Building education for herself and Alaska
She finally felt it was time to start her journey as a social work major at UAA, beginning her coursework in 1980, completing her bachelor's degree in 1984 and continuing her work with CITC.
Several years later, while serving as director of family services, Susan was elected to the National Association of Social Work Alaska Chapter board of directors. The Friends of M.S.W. Committee was formed and she was asked to join and help lobby for a master's of social work at UAA.
"We didn't have a master's program in the state and I did not want to leave my family, home and state to pursue a master's degree Outside. It was crucial we start recruiting students to stay in Alaska and help our struggling rural communities."
She, Pudge Kleinkauf and a team of others worked tirelessly, spending long hours in meetings, networking with legislators, chancellors and the UA Board of Regents to develop a social work program that would meet Alaska's need for social work professionals.
The program launched in the fall of 1996; Susan immediately enrolled in the first cohort of students that fall, in the very program she helped create.
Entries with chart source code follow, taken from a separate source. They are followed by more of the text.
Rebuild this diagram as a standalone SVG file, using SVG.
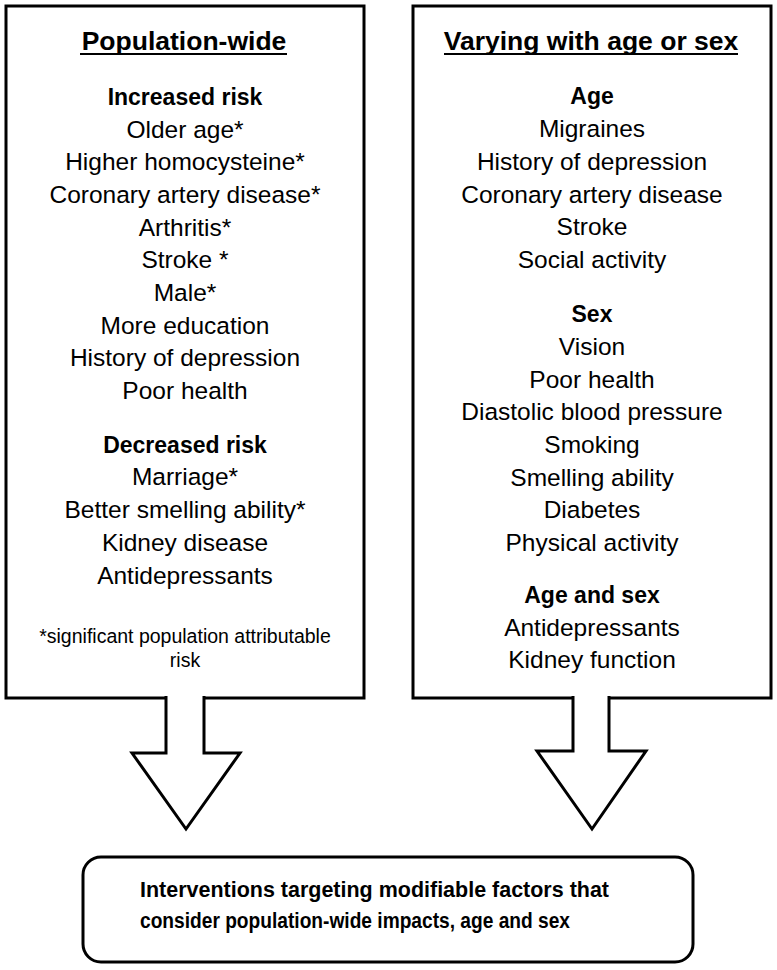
<svg xmlns="http://www.w3.org/2000/svg" width="777" height="970" viewBox="0 0 777 970">
<style>
text{font-family:"Liberation Sans",Arial,sans-serif;fill:#000;text-anchor:middle}
.i{font-size:24.5px}
.h{font-size:23px;font-weight:bold}
.ti{font-size:26.5px;font-weight:bold}
.fn{font-size:19.5px}
.b{font-size:22.5px;font-weight:bold;text-anchor:start}
.box{fill:#fff;stroke:#000;stroke-width:3}
.arr{fill:#fff;stroke:#000;stroke-width:3;stroke-linejoin:miter}
.ul{stroke:#000;stroke-width:2}
</style>
<rect width="777" height="970" fill="#fff"/>
<g id="population-wide">
<rect class="box" x="6" y="6" width="358" height="692"/>
<text class="ti" x="184" y="50">Population-wide</text>
<line class="ul" x1="80" y1="54" x2="287" y2="54"/>
<text class="h" x="185" y="105">Increased risk</text>
<text class="i" x="185" y="137.5">Older age*</text>
<text class="i" x="185" y="170">Higher homocysteine*</text>
<text class="i" x="185" y="203">Coronary artery disease*</text>
<text class="i" x="185" y="235.5">Arthritis*</text>
<text class="i" x="185" y="268">Stroke *</text>
<text class="i" x="185" y="301">Male*</text>
<text class="i" x="185" y="333.5">More education</text>
<text class="i" x="185" y="366">History of depression</text>
<text class="i" x="185" y="398.5">Poor health</text>
<text class="h" x="185" y="453">Decreased risk</text>
<text class="i" x="185" y="485">Marriage*</text>
<text class="i" x="185" y="518">Better smelling ability*</text>
<text class="i" x="185" y="551">Kidney disease</text>
<text class="i" x="185" y="584">Antidepressants</text>
<text class="fn" x="185" y="643">*significant population attributable</text>
<text class="fn" x="185" y="667">risk</text>
</g>
<g id="varying">
<rect class="box" x="413" y="6" width="358" height="692"/>
<text class="ti" x="591" y="50">Varying with age or sex</text>
<line class="ul" x1="444" y1="54" x2="738" y2="54"/>
<text class="h" x="592" y="104">Age</text>
<text class="i" x="592" y="137">Migraines</text>
<text class="i" x="592" y="170">History of depression</text>
<text class="i" x="592" y="203">Coronary artery disease</text>
<text class="i" x="592" y="235">Stroke</text>
<text class="i" x="592" y="267.5">Social activity</text>
<text class="h" x="592" y="322">Sex</text>
<text class="i" x="592" y="355">Vision</text>
<text class="i" x="592" y="387.5">Poor health</text>
<text class="i" x="592" y="420">Diastolic blood pressure</text>
<text class="i" x="592" y="453">Smoking</text>
<text class="i" x="592" y="485.5">Smelling ability</text>
<text class="i" x="592" y="518">Diabetes</text>
<text class="i" x="592" y="550.5">Physical activity</text>
<text class="h" x="592" y="603">Age and sex</text>
<text class="i" x="592" y="636">Antidepressants</text>
<text class="i" x="592" y="668">Kidney function</text>
</g>
<g id="interventions">
<rect class="box" x="83" y="857" width="610" height="105" rx="18" ry="18"/>
<text class="b" x="140" y="897" textLength="469" lengthAdjust="spacingAndGlyphs">Interventions targeting modifiable factors that</text>
<text class="b" x="140" y="928" textLength="430" lengthAdjust="spacingAndGlyphs">consider population-wide impacts, age and sex</text>
</g>
<g id="connectors">
<path class="arr" d="M166,696 L166,753 L132,753 L186,829 L240,753 L204,753 L204,696"/>
<path class="arr" d="M573,696 L573,751 L537,751 L592,829 L646,751 L609,751 L609,696"/>
</g>
</svg>
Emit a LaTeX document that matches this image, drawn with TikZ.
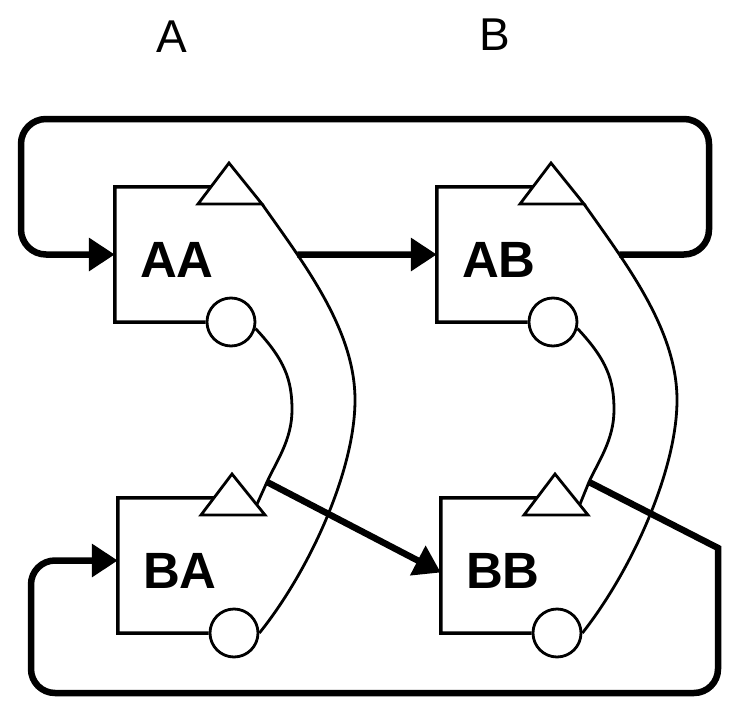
\documentclass[tikz,border=0pt]{standalone}
\usepackage{fontspec}
\setmainfont{Liberation Sans}
\usetikzlibrary{arrows.meta,calc,intersections}
\newcommand\cellunit[3]{%
  \node[cellbox] (#1) at (#2+62,#3+67.5) {#1};
  \coordinate (t#1l) at (#2+83,#3+17);
  \coordinate (t#1a) at (#2+114,#3-24);
  \coordinate (t#1r) at (#2+147,#3+17);
  \node[port] (c#1) at (#2+116,#3+135) {};
  \draw[bandline,line join=miter] (t#1l) -- (t#1a) -- (t#1r) -- cycle;
  \draw[boxline] ($(t#1l)!0.415!(t#1a)$) -- (#1.north west) -- (#1.south west) -- (c#1.west);
}
\begin{document}
\begin{tikzpicture}[x=1pt,y=-1pt,
  boxline/.style={line width=3.5pt},
  bandline/.style={line width=2.8pt},
  flow/.style={line width=6.5pt},
  flowarrow/.style={flow,-{Triangle[length=26pt,width=32pt]}},
  cellbox/.style={minimum width=124pt,minimum height=135pt,inner sep=0pt,
    font=\fontsize{51}{60}\selectfont\bfseries,text height=45pt,text depth=0pt},
  toplabel/.style={inner sep=0pt,font=\fontsize{46}{50}\selectfont,text height=33pt,text depth=0pt},
  port/.style={circle,draw,line width=2.8pt,minimum size=48pt,inner sep=0pt}]
\useasboundingbox (0,0) rectangle (737,715);

\node[toplabel] (colA) at (172,36) {A};
\node[toplabel] (colB) at (495,34) {B};

\cellunit{AA}{115}{187}
\cellunit{AB}{437}{187}
\cellunit{BA}{118}{498}
\cellunit{BB}{441}{498}

\coordinate (jA) at (267,482);
\coordinate (jB) at (589,482);

% bands
\draw[bandline,name path=oA] (tAAr) .. controls (305,265) and (355,330) .. (355,400)
  .. controls (355,470) and (310,570) .. (cBA.east);
\draw[bandline,name path=oB] (tABr) .. controls (627,265) and (677,330) .. (677,400)
  .. controls (677,470) and (632,570) .. (cBB.east);
\draw[bandline] (cAA.-15) .. controls (285,360) and (292,380) .. (292,410)
  .. controls (292,440) and (276,462) .. (jA) -- ($(tBAa)!0.75!(tBAr)$);
\draw[bandline] (cAB.-15) .. controls (607,360) and (614,380) .. (614,410)
  .. controls (614,440) and (598,462) .. (jB) -- ($(tBBa)!0.75!(tBBr)$);

% flows
\path[name path=hA] (AB.west) -- ++(-200,0);
\path[name intersections={of=oA and hA,by=pA}];
\path[name path=hB] (AB.west) -- ++(299,0);
\path[name intersections={of=oB and hB,by=pB}];

\draw[flowarrow] (pA) -- (AB.west);
\draw[flowarrow,rounded corners=25pt] (pB) -- (709,254.5) -- (709,119) -- (21,119) |- (AA.west);
\draw[flowarrow] (jA) -- ([yshift=-7pt]BB.west);
\draw[flowarrow] (jB) -- (718,548) -- (718,560) [rounded corners=24pt] -- (718,693) -- (31,693) |- ([yshift=5pt]BA.west);
\end{tikzpicture}
\end{document}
Advocating for the M.S.W. program was one thing, but actually taking the courses was another.
"The M.S.W. program regimen was very challenging," she says. "I wanted to do the best that I could. I looked upon my professors with respect and saw some as my mentors. It was fun and exciting to be in that first class. We created a bond among the group and have remained colleagues."
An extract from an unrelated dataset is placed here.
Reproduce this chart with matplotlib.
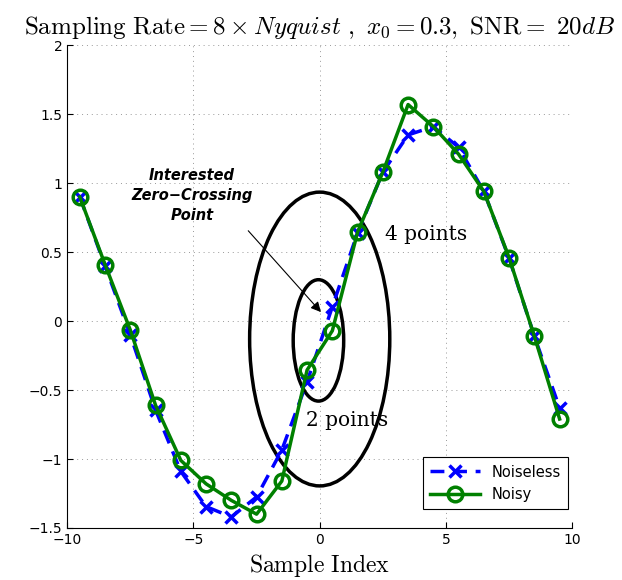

The M.S.W. program has over 300 graduates today who are making a difference in communities throughout Alaska.
Passing knowledge to our youth
It should be no surprise Susan and her family have a long-standing relationship with UAA. Her husband taught a number of courses at UAA in the Alaska Natives Studies Department for eight years before retiring in 2011.
"We enjoy sharing our expertise and our knowledge to encourage and inspire youth to do great things and become pillars in the community. UAA is a great place to do that," she says.
Susan is currently working on developing a recruitment and mentoring program for Alaska Native students in social work, in addition to teaching a human diversity class this fall.
Since Susan is close to retirement, she wants to pass on her passion for service to a new generation and inspire youth to serve their communities.
"I spent time traveling last year, sharing my story and encouraging young people to consider careers in social work. It's important for them to know they too can make a difference."
Susan knows firsthand the importance of family, both personally and professionally.
"Everything I do is family-related," she says. "It's important for me to relax and spend time enjoying my family, grand kids and great-grandchildren."
"I just love watching them grow and my husband and I love every minute of it."
Susan and her husband celebrated their 44th wedding anniversary this past June.